Joseph Melillo, BAM’s executive producer, said, “BAM plays a very significant role, not only here in New York City, but in this country of introducing to our culture, the work of other cultures.”
Melillo, who has been to Cambodia twice, said he decided to bring “Bangsokol” to BAM because of Phloeun Prim, the executive director of Cambodian Living Arts (CLA), “who has a clear vision of what he wants for his country.”
The performance was commissioned by CLA, a nonprofit group that works to support the revival of traditional art forms.
Mary Read, who serves on the CLA board of directors, said, “Bangsokol” showed “that there is compassion.”
“Art comes to the heart,” said Read, an Australian known internationally for her Sydney fashion boutique and online store. “By healing the heart, you can heal the spirit of the country.”
The performance ends with Chhay Yam, a joy-filled Cambodian dance accompanied by singing.

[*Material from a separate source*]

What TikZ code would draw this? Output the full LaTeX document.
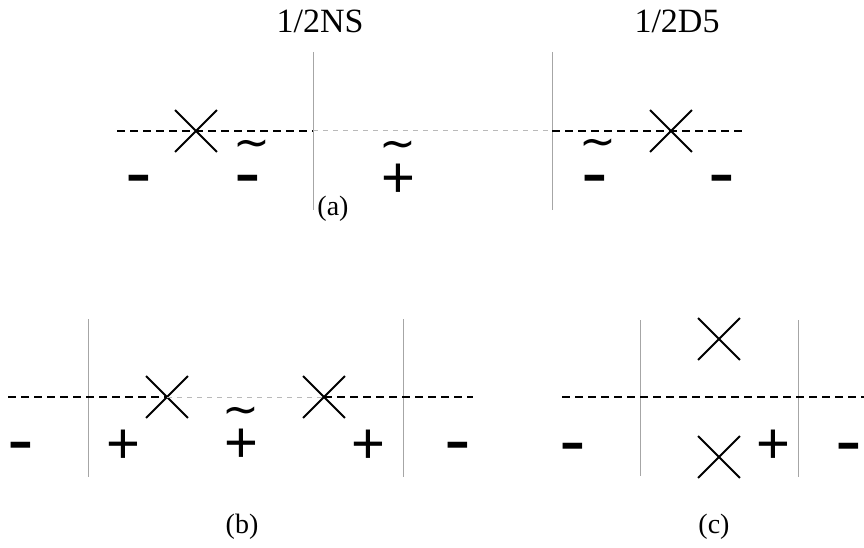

Two Cambodian-American children of the production’s volunteer helpers participated, learning the steps and how to play traditional musical instruments.
Hollywood luminary Angelina Jolie, who holds Cambodian citizenship and directed First They Killed My Father with Rithy Panh, recently saw the performance with her children Maddox Jolie-Pitt, whom she adopted as a baby in Cambodia, and Shiloh Jolie-Pitt. They all wore white shirts and black pants, traditional Khmer funeral dress.
Jolie told VOA after the performance, “I think this was a deeply moving performance. I think it is brilliantly done. I think it is very powerful. It put you into a meditation. It’s like an hourlong prayer to pay respect, to remember, and to help us think of Cambodia the past, the ancient past, the more recent past, the present, and take us forward into a more hopeful future.”